I’m tired of Twitter: the tweets have become unmanageably numerous, their provenance byzantine and their relevance to my life questionable. And now I’m getting frustrated by Facebook: its algorithms are relentless, its process addictive and its friendships demanding. There are two friends in particular who cause me considerable anxiety: one of them has an astonishingly wide range of interests and pursuits, yet still finds time to document them all in detail - which makes me feel limited, like one who knows a great deal about stamp collecting but little about anything else; the other one is an advocate and supporter of more worthy causes than I even knew existed - which makes me feel guilty for not showing more concern for other peoples’ problems.

Social media undoubtedly bring the benefits of connectivity to millions, but they also bring a certain amount of pressure to follow-up all the interesting things, adopt all the right-on movements and keep up with events. At times I find it overwhelming and become paralysed by indecision. I know that if I were to adopt yet another interest or cause I would fail to deliver anything more than superficial activity when what is called for is deep and lasting commitment. It looks and feels like defeatism, but in the face of an overwhelming tide one must adopt a flotation tactic. It is time to de-clutter my mind.

As a way of limbering up I am starting with the physical objects around me. It’s not so difficult because there aren’t many: apartment living does not allow for the accumulation of much stuff. With neither garage nor attic in which to “store” incoming objects they soon acquire an awkward presence which begs the question of their real value in the scheme of things. In these circumstances the choices are simple: the stuff can be thrown out, freecycled or sold.
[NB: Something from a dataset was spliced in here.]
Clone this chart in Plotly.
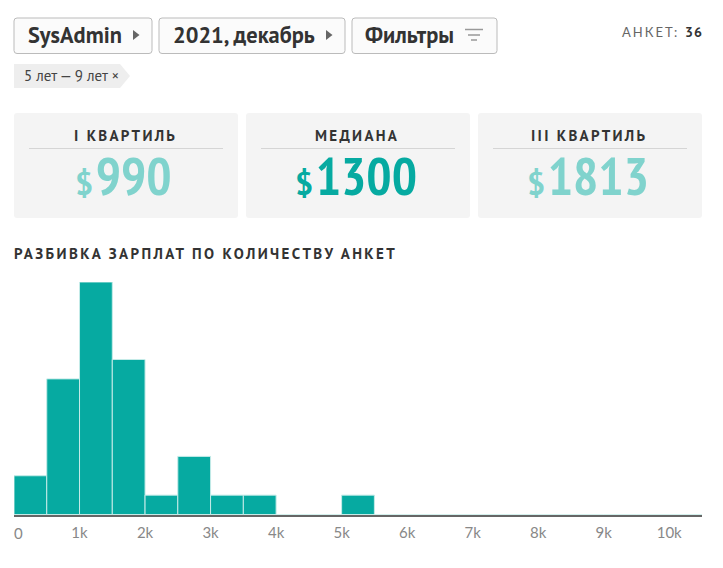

Better still, it need never be introduced in the first place.

And then there are some time-consuming activities which can be culled in order to gain head-space. For example, I just read a magazine article which featured answers to the question “What is the best way to sand and re-polish my engineered wooden floor?”  Because of my incurable interest in DIY – woodworking especially – I was compelled to read every one of the answers avidly and critically - and to regret not having seen the question coming so that I could send in a response. The answers were of mixed quality but there was one in particular which impressively quoted the thickness of veneer likely to have been laid onto the substrate. On reflection, however, the one which stays with me was the one which said, in effect, “Get a life.”

But, returning to mental clutter, although I strive to live in a minimalist interior and limit the extent of my displacement activities, my mind is like an old mansion, its unused rooms filled with memorabilia and its outbuildings stuffed full of scraps of information which might come in handy. It needs sorting out. I am, of course, not the first to seek a solution to this condition, which is one reason for the universal popularity of belief systems, which work by persuading individuals to accept a pre-packaged explanation of the purpose of life. These systems may involve a deity, some form of spirituality or a mortal figurehead - but the one thing they have in common is the assuasive message that there is only one path to follow.

But there isn’t. So, short of a lobotomy, I must find a coping strategy. My preliminary investigations have uncovered a technique which just might work. It’s known as laughter yoga and seems quite simple: you just have to laugh.

1 comment:

  1. If you became any more uncluttered you'd be living in the middle of the street!